OW usually fall into two categories, the ones who have low self esteem and will chase after a 'relationship' at any cost even if the man is married because they are lonely or whatever. Then the second category, the predatory OW who are massive arseholes who don't give a shit about who they hurt and do it for an ego boost, or to see if they can steal someone else's bloke because it makes them feel like the alpha woman. The latter particularly are nasty pieces of work.
My personal thoughts on OW - and OM - is that they are scum. They could choose not to be part of the ruination of another person's life, and that of their children, but they are so innately selfish that they will just do it anyway. I despise them with every ounce of my being, and judge them against the behaviour of decent human beings who would never ever dream of doing something so awful to somebody.

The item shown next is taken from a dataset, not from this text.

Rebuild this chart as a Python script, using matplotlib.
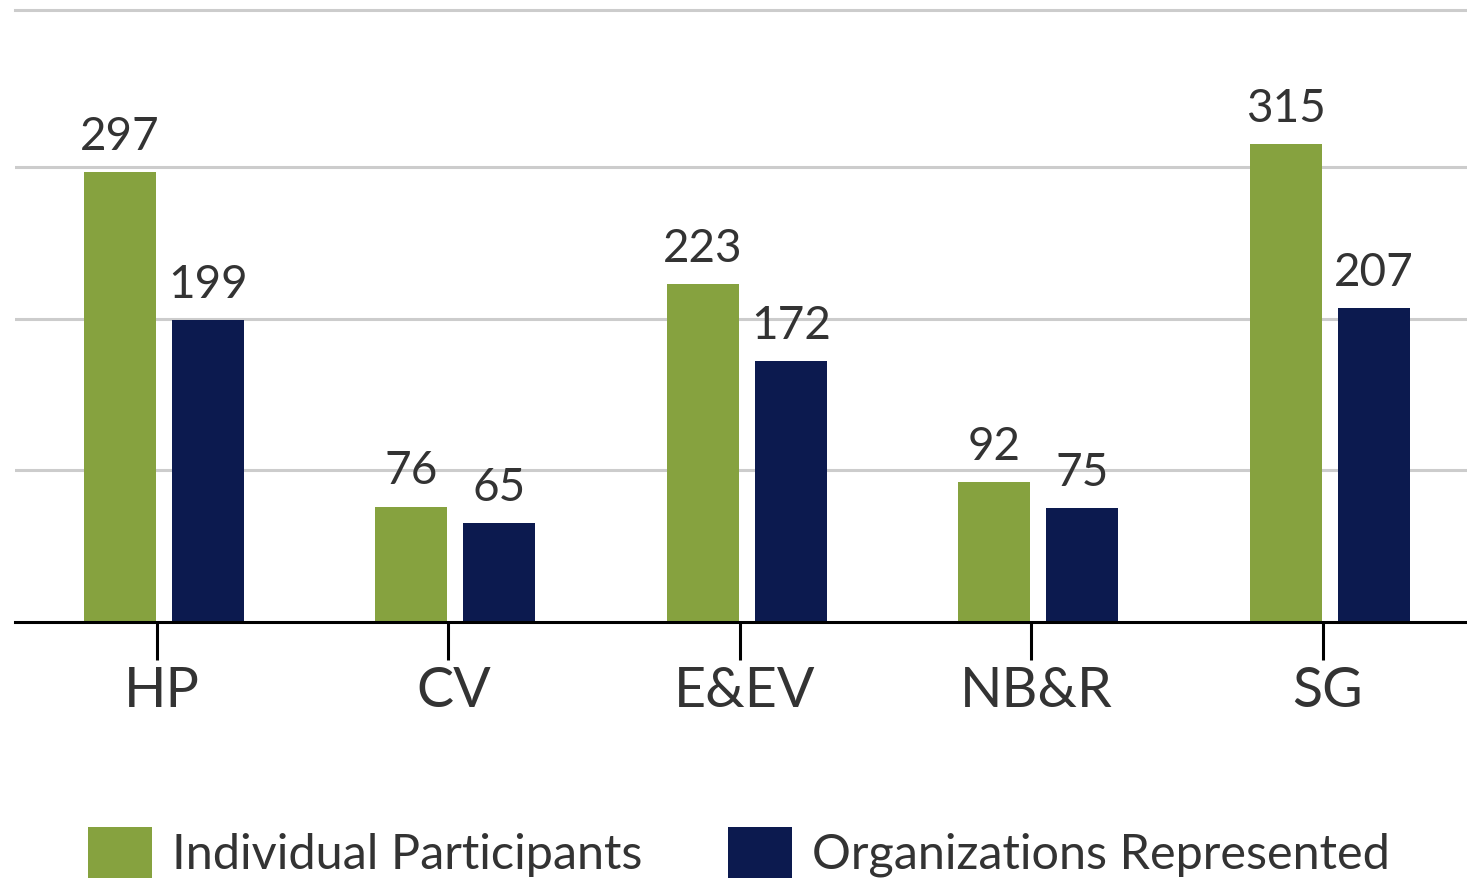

But, just to be very clear, that where an affair is concerned, the majority of the blame must always lie with the husband, or wife, who is cheating on their spouse. It is the worst thing you can do to another person, and is not forgivable. And as somebody who has been cheated on 4 times I can tell you that, although it is possible to move past it eventually and even reconcile with your partner and move into calm waters, there are some things which are beyond forgiveness, and cheating is one of them. In the heat of the moment when everything is exciting, and the affair seems so separate from wife/kids/home life like some sort of bubble, cheaters never stop to think about the reality of the fall out when they get caught - destroyed lives, heartbroken spouse in therapy, traumatised kids, having to sell up the family home, extended family or friends who are angry and won't speak to the cheater etc Doesn't seem so worth it then.